By David Owen
March 21 – The winners of this year’s Women’s World Cup in France will get prize money of $4 million, fractionally less than the combined total of Gianni Infantino and Fatma Samoura’s salaries in 2018.
The newly-published FIFA financial report contains a breakdown of how the $30 million in total prize money will be divvied up between the 24 finalists in the tournament to be held in June and July.
The beaten finalists will pocket $2.6 million, beaten semi-finalists $1.6 million-$2 million and beaten quarter-finalists $1.45 million. Sides eliminated at the Last 16 stage will receive $1 million each; the remaining eight teams will pocket $750,000.
A different document, FIFA’s 2018 governance report, gives details of the “compensation” paid to the governing body’s president and secretary general.
The salary component of said compensation for the two officials in 2018 came to a combined total of $4,074,134.
In detail, Infantino was paid a base salary of $1.98 million, to which was added a “variable” salary of $555,000. Corresponding figures for Samoura were respectively $1.34 million and $195,000.
Both also benefited from the same flat-rate allowances of $24,319. FIFA also made employer contributions for social security, pension funds and accident/illness insurance for the pair totalling a combined $372,000.
The prize money total for France 2019 is double the $15 million paid out at the last Women’s World Cup in Canada in 2015.
FIFA has also introduced preparation money for the 24 qualifiers. This will total $11.52 million and be used to support organisation of preparation matches.
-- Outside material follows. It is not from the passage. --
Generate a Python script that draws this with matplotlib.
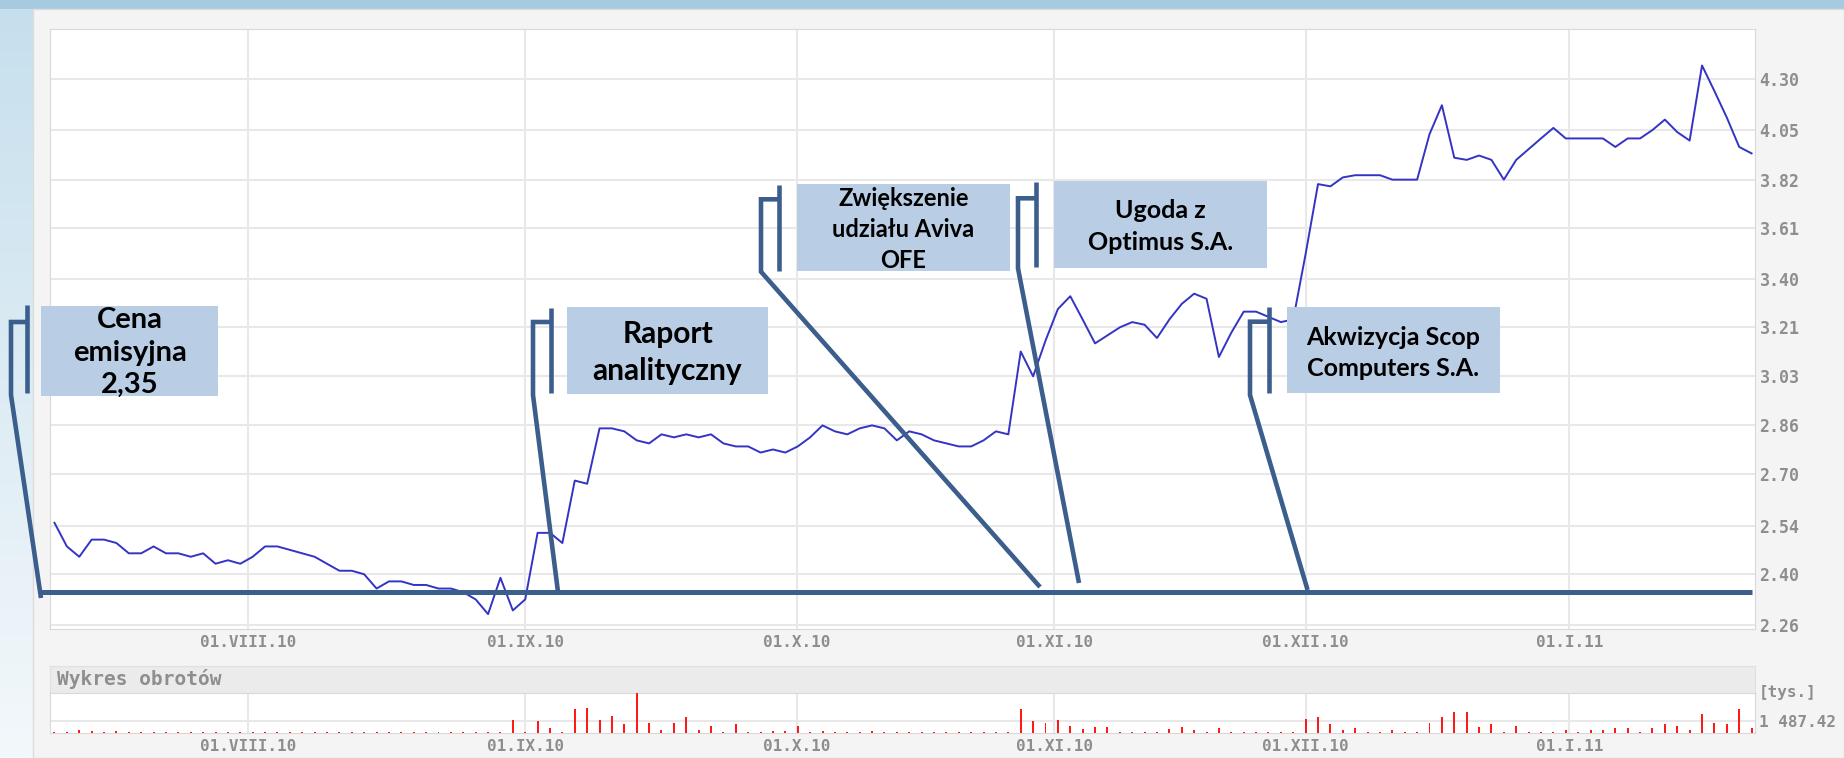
import matplotlib
matplotlib.use("Agg")
import matplotlib.pyplot as plt
from matplotlib.patches import Rectangle
from matplotlib.lines import Line2D
from matplotlib.ticker import NullLocator
import numpy as np

# kurs zamkniecia - kolejne sesje (lipiec 2010 - styczen 2011)
price = [
    2.55, 2.48, 2.45, 2.50, 2.50, 2.49, 2.46, 2.46, 2.48, 2.46,
    2.46, 2.45, 2.46, 2.43, 2.44, 2.43, 2.45, 2.48, 2.48, 2.47,
    2.46, 2.45, 2.43, 2.41, 2.41, 2.40, 2.36, 2.38, 2.38, 2.37,
    2.37, 2.36, 2.36, 2.35, 2.33, 2.29, 2.39, 2.30, 2.33, 2.52,
    2.52, 2.49, 2.68, 2.67, 2.85, 2.85, 2.84, 2.81, 2.80, 2.83,
    2.82, 2.83, 2.82, 2.83, 2.80, 2.79, 2.79, 2.77, 2.78, 2.77,
    2.79, 2.82, 2.86, 2.84, 2.83, 2.85, 2.86, 2.85, 2.81, 2.84,
    2.83, 2.81, 2.80, 2.79, 2.79, 2.81, 2.84, 2.83, 3.12, 3.03,
    3.16, 3.28, 3.33, 3.24, 3.15, 3.18, 3.21, 3.23, 3.22, 3.17,
    3.24, 3.30, 3.34, 3.32, 3.10, 3.19, 3.27, 3.27, 3.25, 3.23,
    3.24, 3.50, 3.80, 3.79, 3.83, 3.84, 3.84, 3.84, 3.82, 3.82,
    3.82, 4.03, 4.17, 3.92, 3.91, 3.93, 3.91, 3.82, 3.91, 3.96,
    4.01, 4.06, 4.01, 4.01, 4.01, 4.01, 3.97, 4.01, 4.01, 4.05,
    4.10, 4.04, 4.00, 4.37, 4.24, 4.11, 3.97, 3.94,
]

# obroty [tys.]
volume = [
    150, 150, 390, 250, 150, 250, 150, 150, 150, 150,
    150, 150, 150, 150, 150, 150, 150, 150, 150, 150,
    150, 150, 150, 150, 150, 150, 150, 150, 150, 150,
    150, 150, 150, 150, 150, 150, 150, 1570, 150, 1450,
    590, 150, 2830, 3020, 1570, 2040, 1100, 4790, 1250, 390,
    1250, 1890, 400, 900, 150, 1060, 150, 150, 300, 300,
    900, 150, 250, 150, 150, 150, 250, 150, 150, 150,
    200, 150, 150, 150, 200, 150, 150, 150, 2870, 1450,
    1250, 1570, 900, 500, 700, 700, 200, 200, 200, 200,
    500, 700, 400, 200, 590, 200, 150, 150, 150, 150,
    200, 1690, 1890, 1100, 390, 590, 200, 150, 390, 200,
    150, 1250, 1890, 2550, 2550, 700, 1100, 200, 900, 200,
    200, 150, 390, 200, 390, 390, 590, 590, 200, 590,
    1100, 900, 390, 2240, 1250, 1100, 2830, 590,
]

sessions = np.arange(len(price))

month_pos = [15.6, 38.0, 59.9, 80.7, 101.0, 122.3]
month_labels = ["01.VIII.10", "01.IX.10", "01.X.10", "01.XI.10", "01.XII.10", "01.I.11"]
price_ticks = [2.26, 2.40, 2.54, 2.70, 2.86, 3.03, 3.21, 3.40, 3.61, 3.82, 4.05, 4.30]
volume_ref = 1487.42
issue_price = 2.35

W, H = 1844, 758
CALLOUT = "#3b5e8c"
BOX = "#b9cde5"
TICK_C = "#8e8e8e"
tick_font = dict(family="DejaVu Sans Mono", weight="bold", color=TICK_C)

# opisy zdarzen: ramka, pionowa belka, linia odnosnika (w pikselach obrazka)
events = [
    dict(lines=[("Cena", 328.3), ("emisyjna", 360.8), ("2,35", 393.3)], size=21,
         box=(41, 305.5, 218, 396), bar=(27, 305, 393), stub_y=322, elbow_x=11,
         bend_y=395, end=(41, 598)),
    dict(lines=[("Raport", 342.7), ("analityczny", 380)], size=21.5,
         box=(567, 307, 768, 393.5), bar=(550.5, 308, 393), stub_y=322, elbow_x=533,
         bend_y=395, end=(558, 592)),
    dict(lines=[("Zwiększenie", 206), ("udziału Aviva", 237.3), ("OFE", 268.3)], size=17,
         box=(797, 184, 1009.5, 271), bar=(779, 185, 271), stub_y=199.3, elbow_x=761,
         bend_y=271.7, end=(1040, 587)),
    dict(lines=[("Ugoda z", 218.3), ("Optimus S.A.", 250)], size=18,
         box=(1054, 181, 1267, 268), bar=(1036, 181.7, 267.3), stub_y=198.3, elbow_x=1018,
         bend_y=268.3, end=(1079, 583)),
    dict(lines=[("Akwizycja Scop", 345), ("Computers S.A.", 376)], size=18,
         box=(1287, 307.3, 1500, 393.3), bar=(1269, 307, 393), stub_y=321.7, elbow_x=1250,
         bend_y=395, end=(1307.6, 590)),
]


def frect(x0, y0, x1, y1):
    return [x0 / W, 1 - y1 / H, (x1 - x0) / W, (y1 - y0) / H]


def fx(x):
    return np.asarray(x, dtype=float) / W


def fy(y):
    return 1 - np.asarray(y, dtype=float) / H


fig = plt.figure(figsize=(W / 100, H / 100), dpi=100)

# tlo strony
bg = fig.add_axes([0, 0, 1, 1], zorder=-5)
grad = np.linspace(0, 1, 256).reshape(-1, 1)
bg.imshow(grad, aspect="auto", extent=[0, 1, 0, 1], cmap=matplotlib.colors.LinearSegmentedColormap.from_list(
    "bg", ["#c6dfed", "#f3f8fb"]))
bg.add_patch(Rectangle((0, fy(9)), 1, 1 - fy(9), color="#a6cbe0", lw=0))
bg.add_patch(Rectangle((fx(33), 0), 1 - fx(33), fy(9), facecolor="#f4f4f4", edgecolor="#dcdcdc", lw=1))
bg.set_xlim(0, 1)
bg.set_ylim(0, 1)
bg.axis("off")

# wykres kursu
ax = fig.add_axes(frect(50.4, 29.3, 1755.3, 628.7))
ax.set_facecolor("white")
ax.plot(sessions, price, color="#3434c4", lw=1.4, zorder=3)
ax.plot([-1.09, 137.0], [issue_price, issue_price], color=CALLOUT, lw=3.6,
        solid_capstyle="butt", clip_on=False, zorder=4)
ax.set_yscale("log")
ax.set_ylim(2.251, 4.56)
ax.set_xlim(-0.33, 137.3)
ax.set_yticks(price_ticks)
ax.set_yticklabels([f"{v:.2f}" for v in price_ticks])
ax.yaxis.set_minor_locator(NullLocator())
ax.set_xticks(month_pos)
ax.set_xticklabels(month_labels)
ax.yaxis.tick_right()
ax.tick_params(axis="y", length=0, pad=3, labelsize=12)
ax.tick_params(axis="x", length=0, pad=4.5, labelsize=11.5)
for lab in ax.get_xticklabels() + ax.get_yticklabels():
    lab.set(**tick_font)
ax.grid(True, color="#e8e8e8", lw=1.5)
ax.set_axisbelow(True)
for sp in ax.spines.values():
    sp.set_color("#d9d9d9")

# naglowek wykresu obrotow
hdr = fig.add_axes(frect(50.4, 666, 1755.3, 693.3))
hdr.set_facecolor("#ebebeb")
hdr.set_xticks([])
hdr.set_yticks([])
for sp in hdr.spines.values():
    sp.set_color("#e0e0e0")
fig.text(fx(57), fy(679), "Wykres obrotów", ha="left", va="center", fontsize=14, **tick_font)

# wykres obrotow
vax = fig.add_axes(frect(50.4, 693.3, 1755.3, 733.3))
vax.set_facecolor("white")
vax.bar(sessions, volume, width=0.16, color="#ff1a1a", zorder=3)
vax.set_xlim(-0.33, 137.3)
vax.set_ylim(0, 4722)
vax.set_yticks([volume_ref])
vax.set_yticklabels(["1 487.42"])
vax.yaxis.tick_right()
vax.set_xticks(month_pos)
vax.set_xticklabels(month_labels)
vax.tick_params(axis="y", length=0, pad=3, labelsize=11.5)
vax.tick_params(axis="x", length=0, pad=4, labelsize=11.5)
for lab in vax.get_xticklabels() + vax.get_yticklabels():
    lab.set(**tick_font)
vax.grid(True, color="#e8e8e8", lw=1.5)
vax.set_axisbelow(True)
for sp in vax.spines.values():
    sp.set_color("#d9d9d9")
fig.text(fx(1759), fy(692), "[tys.]", ha="left", va="center", fontsize=11.5, **tick_font)

# odnosniki do zdarzen
for ev in events:
    x0, y0, x1, y1 = ev["box"]
    fig.add_artist(Rectangle((fx(x0), fy(y1)), fx(x1) - fx(x0), fy(y0) - fy(y1),
                             transform=fig.transFigure, facecolor=BOX, lw=0, zorder=5))
    bx, by0, by1 = ev["bar"]
    fig.add_artist(Line2D(fx([bx, bx]), fy([by0, by1]), transform=fig.transFigure,
                          color=CALLOUT, lw=3.3, solid_capstyle="butt", zorder=6))
    ex, ey = ev["end"]
    xs = [bx, ev["elbow_x"], ev["elbow_x"], ex]
    ys = [ev["stub_y"], ev["stub_y"], ev["bend_y"], ey]
    fig.add_artist(Line2D(fx(xs), fy(ys), transform=fig.transFigure, color=CALLOUT, lw=3.3,
                          solid_capstyle="butt", solid_joinstyle="miter", zorder=6))
    cx = (x0 + x1) / 2
    for txt, base in ev["lines"]:
        fig.text(fx(cx), fy(base), txt, ha="center", va="baseline", fontsize=ev["size"],
                 family=["Lato", "DejaVu Sans"], weight="bold", color="black", zorder=7)

fig.savefig("out.png", dpi=100)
An $8.48 million club benefits programme is being introduced too, taking the governing body’s overall contribution to the national associations and clubs of participating players to $50 million.
The prize money increase was not enough to stave off criticism from FIFPro, the world players’ union, when it was announced last year.
Total prize money at the Russia 2018 men’s World Cup was $400 million, with winners France getting $38 million and even the 16 teams knocked out at group stage pocketing $8 million each.
Details of the France 2019 allocations come as a row over equal pay for the national women’s football team in the United States continues to rumble.
Meanwhile, commercial interest in women’s football seems to be increasing. Orange this week joined Arkema, Crédit Agricole, EDF, Proman and SNCF in a heavyweight line-up of France 2019 National Supporters.